18.) Given the set of digits {5,
6, 7, 8, 9}, how many four-digit numbers can be formed if no digit can be
repeated? How many of these will be
odd? How many of these will be divisible
by 5? How many of these will be over
6,000? How many will be over 5,000?
19.) A conference room has four doors. In how many ways can a person enter and leave
the conference room by a different door?
20.) The Rochester Tennis Club is
having a mixed-doubles tournament. If
eight women and their husbands sign up for the tournament, how many
mixed-doubles teams are possible? How
many can be formed if no woman is paired with her husband?
21.) At Finger Lakes Race Track,
there eight horses in each race. The daily
double consists of picking the winning horses in the first and second
races. If a better wanted to purchase
all possible daily double tickets, how many would he have to purchase?
22.) How many different ways can
seven students be seated in seven seats on a subway
car?
23.) A dictionary, an almanac, a
catalog, and a diary are to be placed on a shelf. In how may ways can they be arranged?
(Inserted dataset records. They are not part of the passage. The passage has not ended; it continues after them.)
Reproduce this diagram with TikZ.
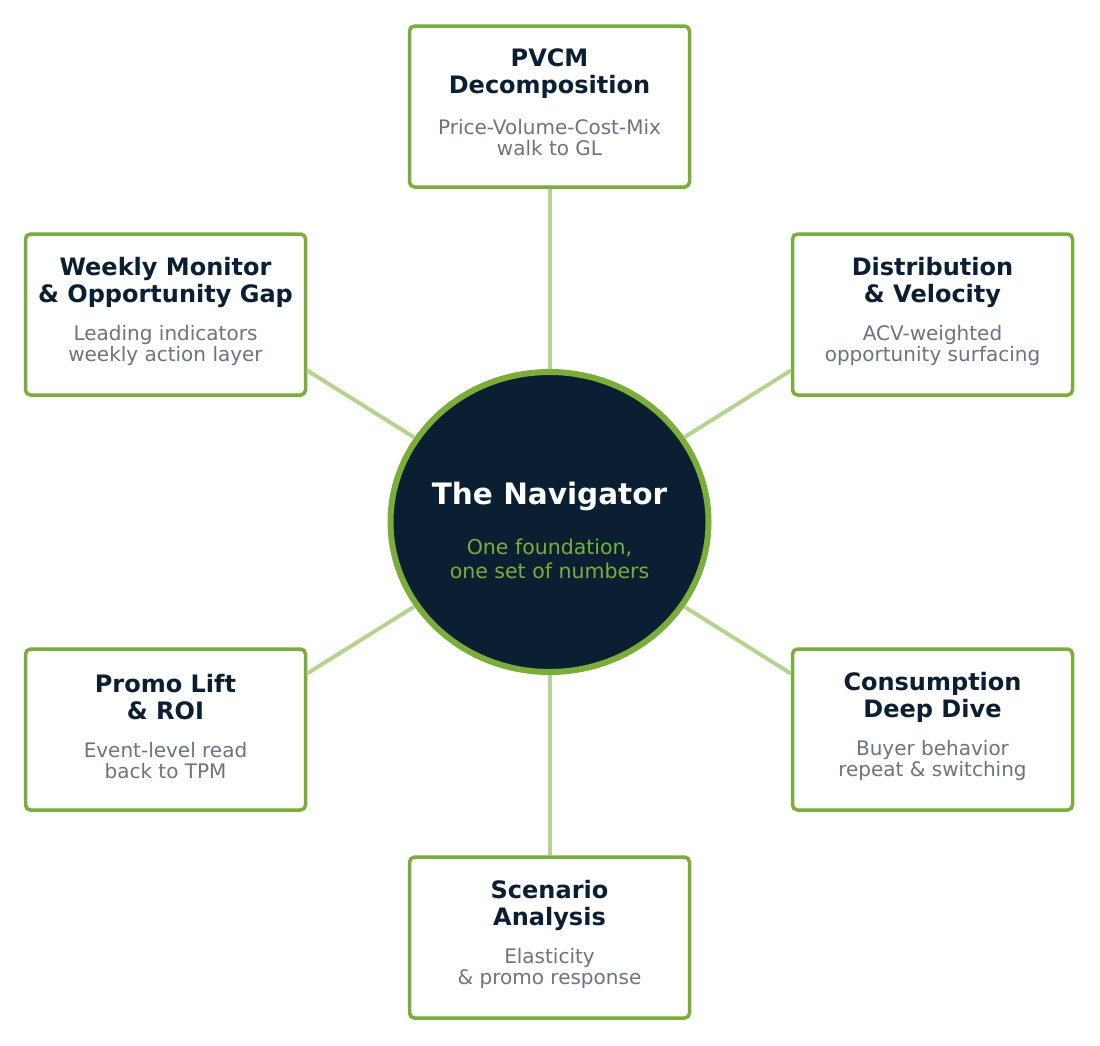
\documentclass[tikz,border=0pt]{standalone}
\usepackage{fontspec}
\setmainfont{DejaVu Sans}
\usetikzlibrary{shapes.geometric}
\definecolor{grn}{HTML}{7AAD3A}
\definecolor{lgrn}{HTML}{B5D491}
\definecolor{navy}{HTML}{0B1F33}
\definecolor{gtx}{HTML}{6B7480}
\begin{document}
\begin{tikzpicture}[x=1pt,y=-1pt,
  box/.style={draw=grn,line width=3.5pt,rounded corners=5pt,fill=white,minimum width=280pt,minimum height=161pt,inner sep=0pt},
  ttl/.style={align=center,text=navy,font=\fontsize{24}{27}\selectfont\bfseries,inner sep=0pt},
  sub/.style={align=center,text=gtx,font=\fontsize{20}{21}\selectfont,inner sep=0pt},
  link/.style={draw=lgrn,line width=4pt}]
\useasboundingbox (0,0) rectangle (1100,1045);
\node[ellipse,draw=grn,fill=navy,line width=6pt,minimum width=318pt,minimum height=300pt,inner sep=0pt] (c) at (549.5,522) {};
\node[ttl,text=white,font=\fontsize{29.5}{34}\selectfont\bfseries] (ct) at (549.5,496) {The Navigator};
\node[sub,text=grn,font=\fontsize{20.5}{24}\selectfont] (cs) at (549.5,559) {One foundation,\\one set of numbers};
\foreach \n/\x/\y/\a/\b in {
 t/549.5/106.5/{PVCM\\Decomposition}/{Price-Volume-Cost-Mix\\walk to GL},
 ul/165.5/314.5/{Weekly Monitor\\\& Opportunity Gap}/{Leading indicators\\weekly action layer},
 ur/932.5/314.5/{Distribution\\\& Velocity}/{ACV-weighted\\opportunity surfacing},
 ll/165.5/729.5/{Promo Lift\\\& ROI}/{Event-level read\\back to TPM},
 lr/932.5/729.5/{Consumption\\Deep Dive}/{Buyer behavior\\repeat \& switching},
 b/549.5/937.5/{Scenario\\Analysis}/{Elasticity\\\& promo response}} {
 \node[box] (\n) at (\x,\y) {};
 \node[ttl] (\n t) at (\x,\y-32.5) {\a};
 \node[sub] (\n s) at (\x,\y+31) {\b};
}
\draw[link] (c) -- (t);
\draw[link] (c) -- (b);
\draw[link] (c) -- ([yshift=-56pt]ul.east);
\draw[link] (c) -- ([yshift=-56pt]ur.west);
\draw[link] (c) -- ([yshift=56pt]ll.east);
\draw[link] (c) -- ([yshift=56pt]lr.west);
\end{tikzpicture}
\end{document}
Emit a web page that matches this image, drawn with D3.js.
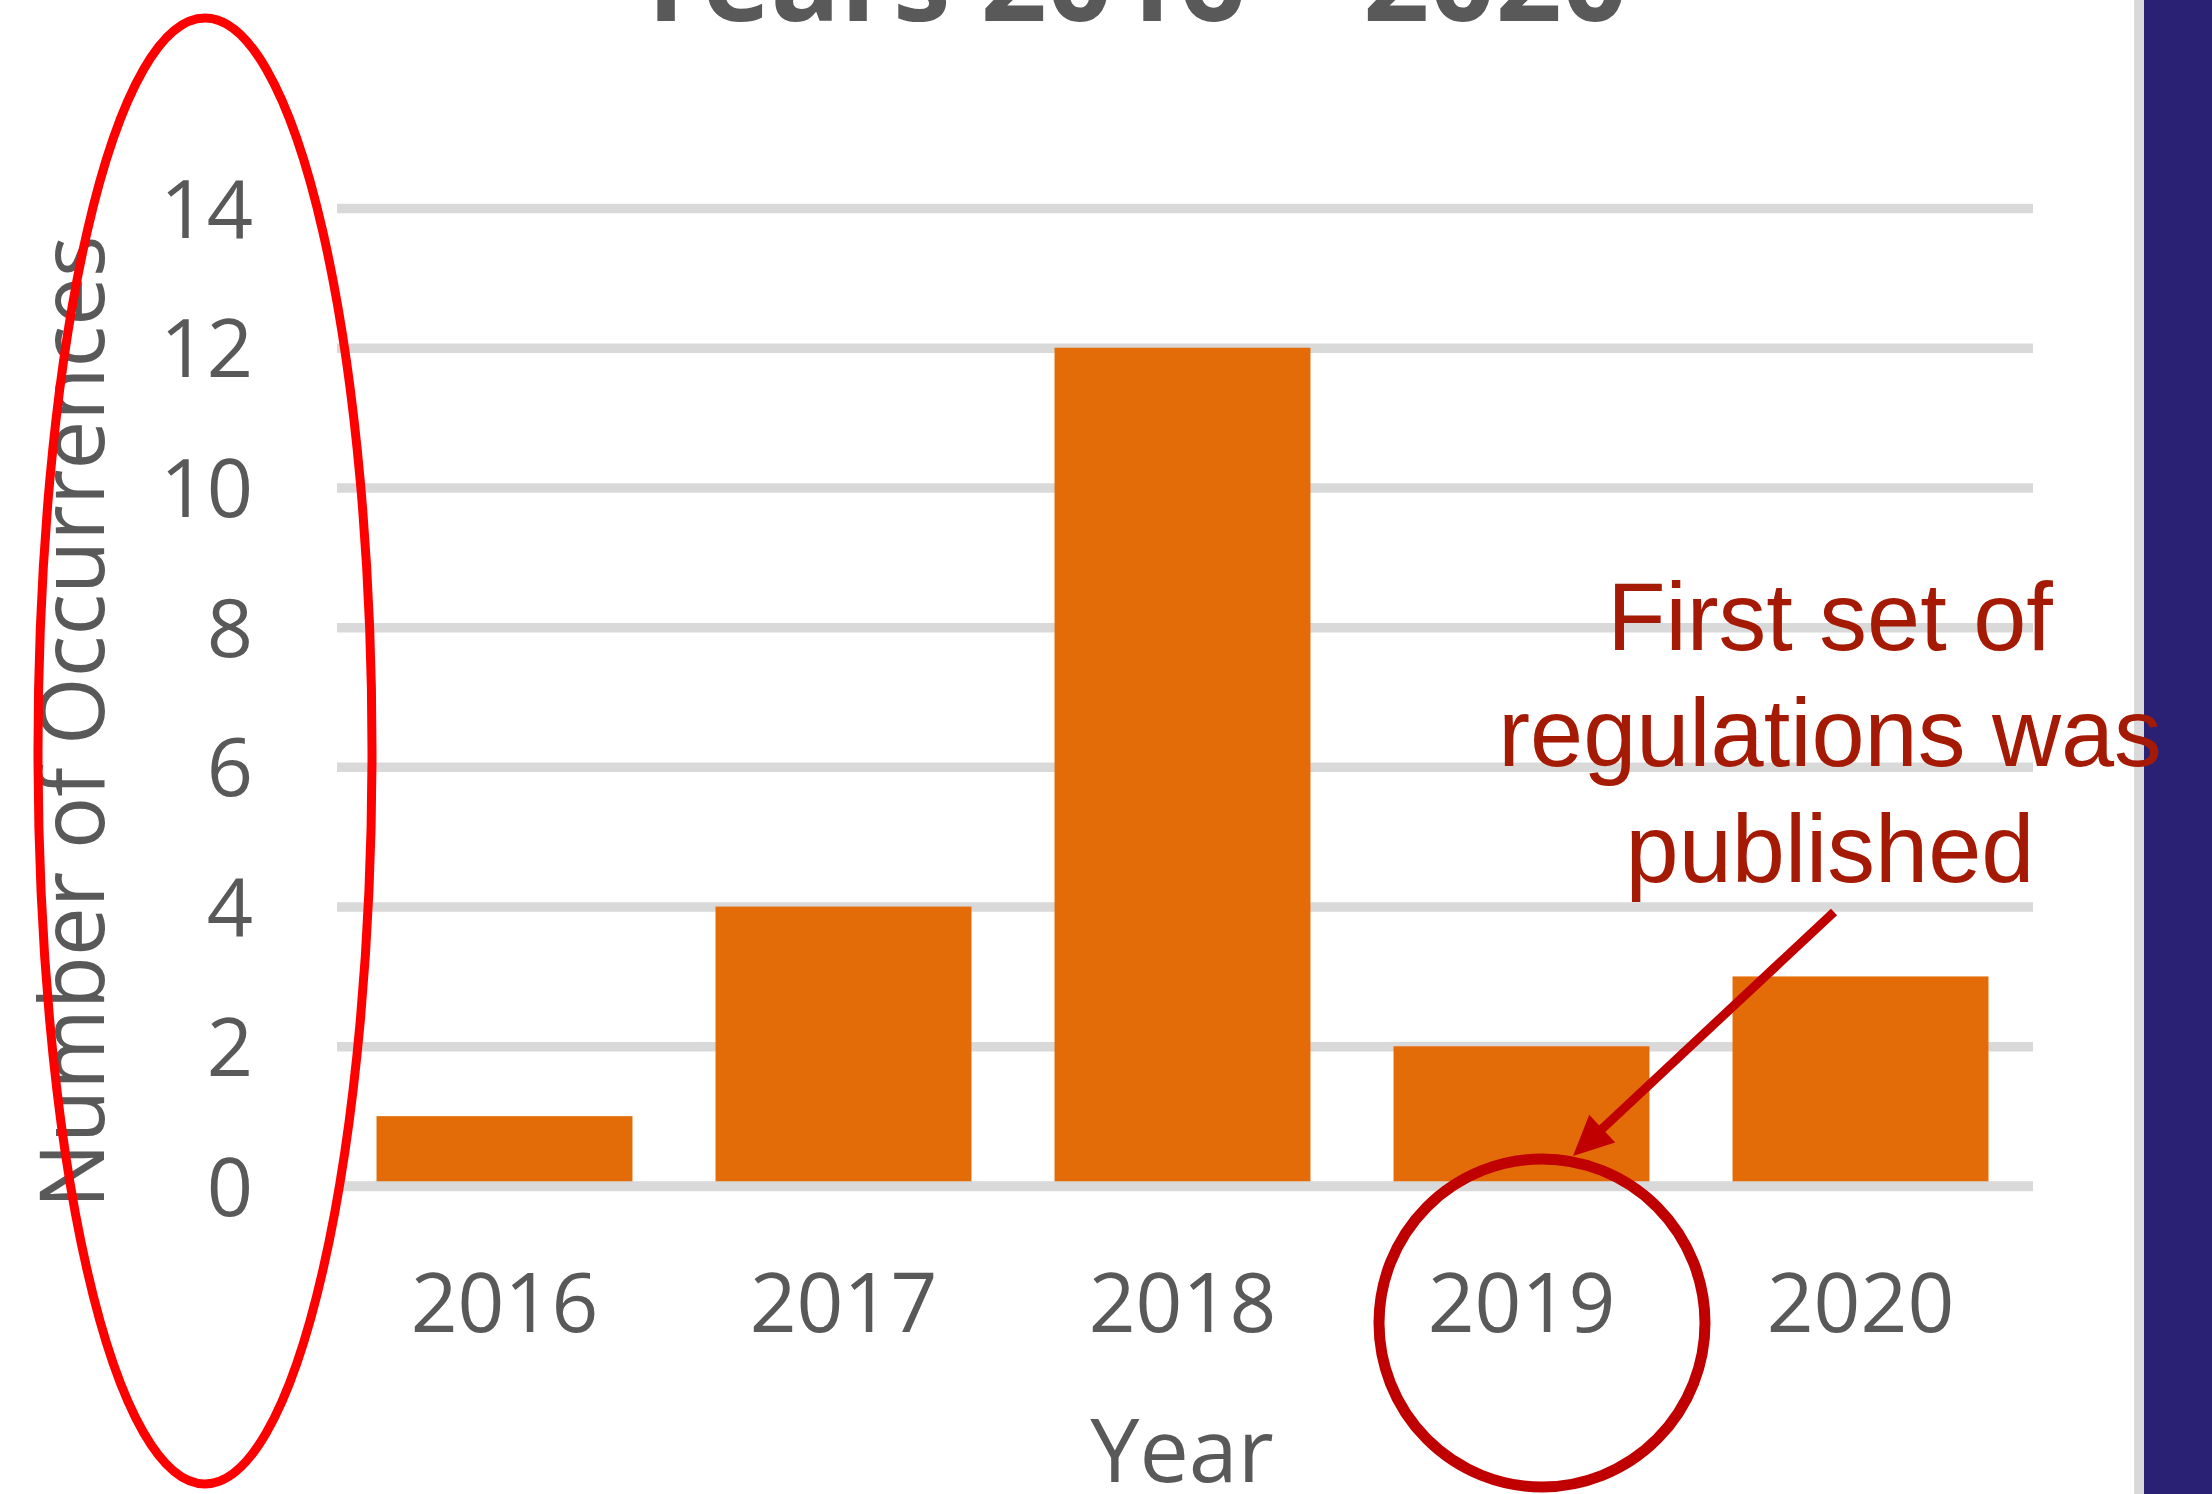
<!DOCTYPE html>
<html>
<head>
<meta charset="utf-8">
<script src="https://cdn.jsdelivr.net/npm/d3@7"></script>
<style>
  html, body { margin: 0; padding: 0; background: #ffffff; }
  svg { display: block; }
</style>
</head>
<body>
<svg id="chart" width="2212" height="1494"></svg>
<script>
// ---- data ----
const years = ["2016", "2017", "2018", "2019", "2020"];
const occurrences = [1, 4, 12, 2, 3];
const yTicks = [0, 2, 4, 6, 8, 10, 12, 14];
const titleText = "Years 2016 \u2013 2020";
const yTitle = "Number of Occurrences";
const xTitle = "Year";
const noteLines = ["First set of", "regulations was", "published"];

// ---- layout ----
const W = 2212, H = 1494;
const plotLeft = 335, plotRight = 2030, plotTop = 208, plotBottom = 1186;
const gridLeft = 337, gridRight = 2033;
const textGrey = "#595959";
const gridGrey = "#d9d9d9";
const barColor = "#e36c09";
const darkRed = "#c00000";
const noteColor = "#a51a05";

const svg = d3.select("#chart");

const x = d3.scaleBand().domain(years).range([plotLeft, plotRight])
  .paddingInner(0.245).paddingOuter(0.1225);
const y = d3.scaleLinear().domain([0, 14]).range([plotBottom, plotTop]);

// right side decoration
svg.append("rect").attr("x", 2134).attr("y", 0).attr("width", 10).attr("height", H).attr("fill", gridGrey);
svg.append("rect").attr("x", 2144).attr("y", 0).attr("width", W - 2144).attr("height", H).attr("fill", "#2a2074");

// title (clipped at top)
svg.append("text")
  .attr("x", 630).attr("y", 21)
  .attr("textLength", 998).attr("lengthAdjust", "spacingAndGlyphs")
  .attr("font-family", "'Open Sans', sans-serif").attr("font-weight", "bold")
  .attr("font-size", 118).attr("fill", textGrey)
  .text(titleText);

// y axis with gridlines
const yAxis = svg.append("g")
  .attr("transform", `translate(${gridLeft},0)`)
  .call(d3.axisLeft(y).tickValues(yTicks).tickSize(-(gridRight - gridLeft)).tickPadding(84).tickFormat(d3.format("d")));
yAxis.select(".domain").remove();
yAxis.selectAll(".tick line").attr("stroke", gridGrey).attr("stroke-width", 9.5);
yAxis.selectAll(".tick text")
  .attr("font-family", "'Open Sans', sans-serif").attr("font-size", 81)
  .attr("fill", textGrey).attr("dy", 29);

// bars
svg.append("g").selectAll("rect").data(years).join("rect")
  .attr("x", d => x(d))
  .attr("width", x.bandwidth())
  .attr("y", (d, i) => y(occurrences[i]))
  .attr("height", (d, i) => y(0) - y(occurrences[i]))
  .attr("fill", barColor);

// zero baseline on top of bars
svg.append("line")
  .attr("x1", gridLeft).attr("x2", gridRight)
  .attr("y1", y(0)).attr("y2", y(0))
  .attr("stroke", gridGrey).attr("stroke-width", 9.5);

// x axis labels
const xAxis = svg.append("g")
  .attr("transform", `translate(0,${y(0)})`)
  .call(d3.axisBottom(x).tickSize(0).tickPadding(0));
xAxis.select(".domain").remove();
xAxis.selectAll(".tick text")
  .attr("y", 146).attr("dy", null)
  .attr("font-family", "'Open Sans', sans-serif").attr("font-size", 82)
  .attr("fill", textGrey);

// axis titles
svg.append("text")
  .attr("transform", "translate(104,722) rotate(-90)")
  .attr("text-anchor", "middle")
  .attr("textLength", 973).attr("lengthAdjust", "spacingAndGlyphs")
  .attr("font-family", "'Open Sans', sans-serif").attr("font-size", 89)
  .attr("fill", textGrey)
  .text(yTitle);

svg.append("text")
  .attr("x", 1182).attr("y", 1482)
  .attr("text-anchor", "middle")
  .attr("font-family", "'Open Sans', sans-serif").attr("font-size", 88)
  .attr("fill", textGrey)
  .text(xTitle);

// red ellipse around y axis
svg.append("ellipse")
  .attr("cx", 205).attr("cy", 751).attr("rx", 167).attr("ry", 733)
  .attr("fill", "none").attr("stroke", "#ff0000").attr("stroke-width", 9);

// dark red circle around 2019
svg.append("ellipse")
  .attr("cx", 1542).attr("cy", 1323).attr("rx", 163).attr("ry", 164)
  .attr("fill", "none").attr("stroke", darkRed).attr("stroke-width", 11);

// arrow
const S = [1834, 912], T = [1573, 1156];
const dx = T[0] - S[0], dy = T[1] - S[1], len = Math.hypot(dx, dy);
const ux = dx / len, uy = dy / len, nx = -uy, ny = ux;
const headLen = 40, headHalf = 19;
const B = [T[0] - headLen * ux, T[1] - headLen * uy];
svg.append("line")
  .attr("x1", S[0]).attr("y1", S[1]).attr("x2", B[0] + 4 * ux).attr("y2", B[1] + 4 * uy)
  .attr("stroke", darkRed).attr("stroke-width", 9);
svg.append("polygon")
  .attr("points", [T, [B[0] + headHalf * nx, B[1] + headHalf * ny], [B[0] - headHalf * nx, B[1] - headHalf * ny]].map(p => p.join(",")).join(" "))
  .attr("fill", darkRed);

// annotation text
svg.append("g").selectAll("text").data(noteLines).join("text")
  .attr("x", 1830).attr("y", (d, i) => 650 + i * 116)
  .attr("text-anchor", "middle")
  .attr("font-family", "'Liberation Sans', Arial, sans-serif").attr("font-size", 95.5)
  .attr("fill", noteColor)
  .text(d => d);
</script>
</body>
</html>
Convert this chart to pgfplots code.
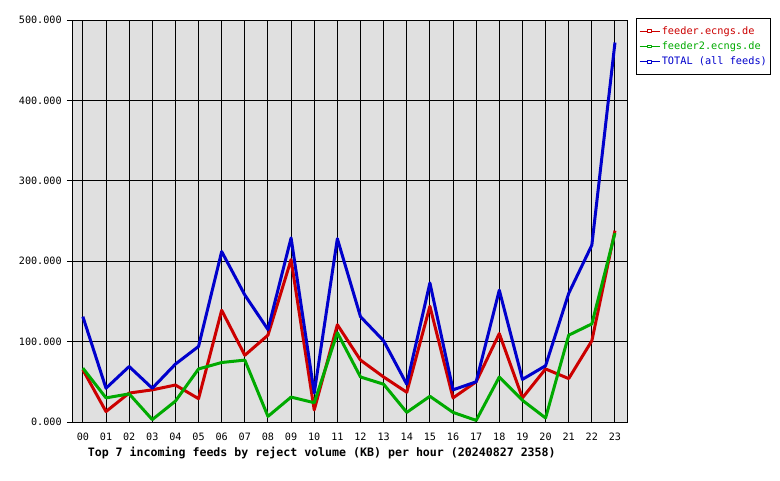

24.) In how many distinct ways
can the letters of each word be arranged?
a.)
b.)
c.)
d.)
25.) A traveling book salesperson
has five copies of a certain statistics book, four copies of a certain geometry
book, and three copies of a certain calculus book. If these books are to be stored on a shelf in
the salesperson’s van, how many distinct arrangements are possible?
26.) Almost all students have a
Social Security number. In how many
schools, a student’s Social Security number is also his or her ID number. How many possible Social Security number are
there? (Assume repetition of
digits. A Social Security number contains
nine digits.)
27.) Telephone numbers consist of
seven digits: three digits for the
exchange, followed by four more digits.
In order to call long distance, you must also use an area code, which consists
of three more digits. How many
long-distance telephone number are there if the first
digit cannot be 0 or 1, and the fourth digit cannot be 0 or 1? (Assume repetition of digits.)